October 2018 Church & State | AU Bulletin

An Oregon construction worker is in court challenging his dismissal from a job – a move, he says, that came after he refused to attend a company-sponsored Bible study.

Ryan Coleman, 34, is suing Dahled Up Construction, a firm based in Albany, Oregon. Coleman asserts that Joel Dahl, the owner of the company, told him that all employees were expected to take part in a weekly Bible study led by a Christian pastor during the work day, reported the Portland Oregonian.

Coleman, who is part Native American and has indigenous religious beliefs, attended the Bible study for about six months because he wanted to keep the job, but he eventually told Dahl he no longer wanted to take part.

“I said ‘I’ve kept an open mind, and it’s just not my thing.’ And he said, ‘Well, I’m going to have to replace you,’” Coleman told the Oregonian.

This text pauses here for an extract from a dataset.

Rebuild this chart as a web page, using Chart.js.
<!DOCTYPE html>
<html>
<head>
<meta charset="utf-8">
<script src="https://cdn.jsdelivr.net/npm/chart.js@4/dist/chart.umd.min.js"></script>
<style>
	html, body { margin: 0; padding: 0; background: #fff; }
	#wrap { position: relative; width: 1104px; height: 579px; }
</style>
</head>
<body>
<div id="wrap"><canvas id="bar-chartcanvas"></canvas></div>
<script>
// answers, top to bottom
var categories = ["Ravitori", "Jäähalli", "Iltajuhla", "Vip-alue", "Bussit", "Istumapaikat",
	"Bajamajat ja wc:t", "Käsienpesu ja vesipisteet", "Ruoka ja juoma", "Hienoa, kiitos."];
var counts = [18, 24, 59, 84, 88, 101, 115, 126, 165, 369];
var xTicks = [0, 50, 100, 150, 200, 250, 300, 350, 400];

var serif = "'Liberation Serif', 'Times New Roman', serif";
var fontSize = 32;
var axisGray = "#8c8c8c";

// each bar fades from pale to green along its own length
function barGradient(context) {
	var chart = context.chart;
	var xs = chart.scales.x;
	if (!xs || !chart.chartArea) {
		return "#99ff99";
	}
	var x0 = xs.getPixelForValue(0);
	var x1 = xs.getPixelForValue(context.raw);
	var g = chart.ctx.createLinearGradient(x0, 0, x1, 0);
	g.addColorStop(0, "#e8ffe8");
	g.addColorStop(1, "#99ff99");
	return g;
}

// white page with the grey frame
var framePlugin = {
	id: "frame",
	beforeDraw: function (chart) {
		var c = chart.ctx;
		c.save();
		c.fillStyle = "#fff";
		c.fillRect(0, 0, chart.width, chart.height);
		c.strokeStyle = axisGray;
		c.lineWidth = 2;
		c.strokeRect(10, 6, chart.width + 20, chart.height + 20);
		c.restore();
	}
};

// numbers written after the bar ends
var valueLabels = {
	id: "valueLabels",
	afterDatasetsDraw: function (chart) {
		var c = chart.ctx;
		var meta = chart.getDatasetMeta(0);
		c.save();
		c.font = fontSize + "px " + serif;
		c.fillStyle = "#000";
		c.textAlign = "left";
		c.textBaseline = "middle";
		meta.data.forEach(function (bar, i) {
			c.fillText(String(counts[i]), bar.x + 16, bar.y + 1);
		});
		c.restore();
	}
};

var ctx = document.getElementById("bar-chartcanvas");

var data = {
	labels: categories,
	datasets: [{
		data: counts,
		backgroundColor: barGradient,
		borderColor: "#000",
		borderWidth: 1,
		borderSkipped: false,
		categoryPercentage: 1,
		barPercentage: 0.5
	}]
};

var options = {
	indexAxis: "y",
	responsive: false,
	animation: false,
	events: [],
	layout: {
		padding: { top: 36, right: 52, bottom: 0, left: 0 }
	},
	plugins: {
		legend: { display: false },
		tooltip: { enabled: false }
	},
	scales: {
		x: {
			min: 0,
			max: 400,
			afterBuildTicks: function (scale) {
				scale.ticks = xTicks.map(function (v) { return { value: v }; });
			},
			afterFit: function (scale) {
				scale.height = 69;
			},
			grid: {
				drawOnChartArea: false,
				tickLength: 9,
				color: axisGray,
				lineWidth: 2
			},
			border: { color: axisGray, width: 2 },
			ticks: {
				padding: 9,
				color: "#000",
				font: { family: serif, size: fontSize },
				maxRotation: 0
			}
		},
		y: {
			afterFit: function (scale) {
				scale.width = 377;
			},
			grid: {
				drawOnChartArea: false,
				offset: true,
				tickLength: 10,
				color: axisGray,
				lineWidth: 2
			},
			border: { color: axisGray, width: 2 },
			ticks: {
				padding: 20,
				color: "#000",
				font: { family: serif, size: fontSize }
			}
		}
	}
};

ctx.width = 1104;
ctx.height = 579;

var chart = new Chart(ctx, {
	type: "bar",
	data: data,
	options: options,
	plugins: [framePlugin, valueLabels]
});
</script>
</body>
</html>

Dahl acknowledged that he requires his employees to attend weekly Bible study, but he insisted it’s all right because he pays them to be there.

Coleman’s attorney, Corinne Schram, disputes that.

“This is so illegal,” Schram said. “Unless you are a religious organization like a church, you cannot force your employees to participate in religious activities.”

Federal law prohibits secular companies from firing or hiring based on an employee’s religious beliefs.

Coleman is seeking $800,000 in lost wages and damages. The lawsuit, Coleman v. Dahled Up Construction, is pending in a state court in Linn County.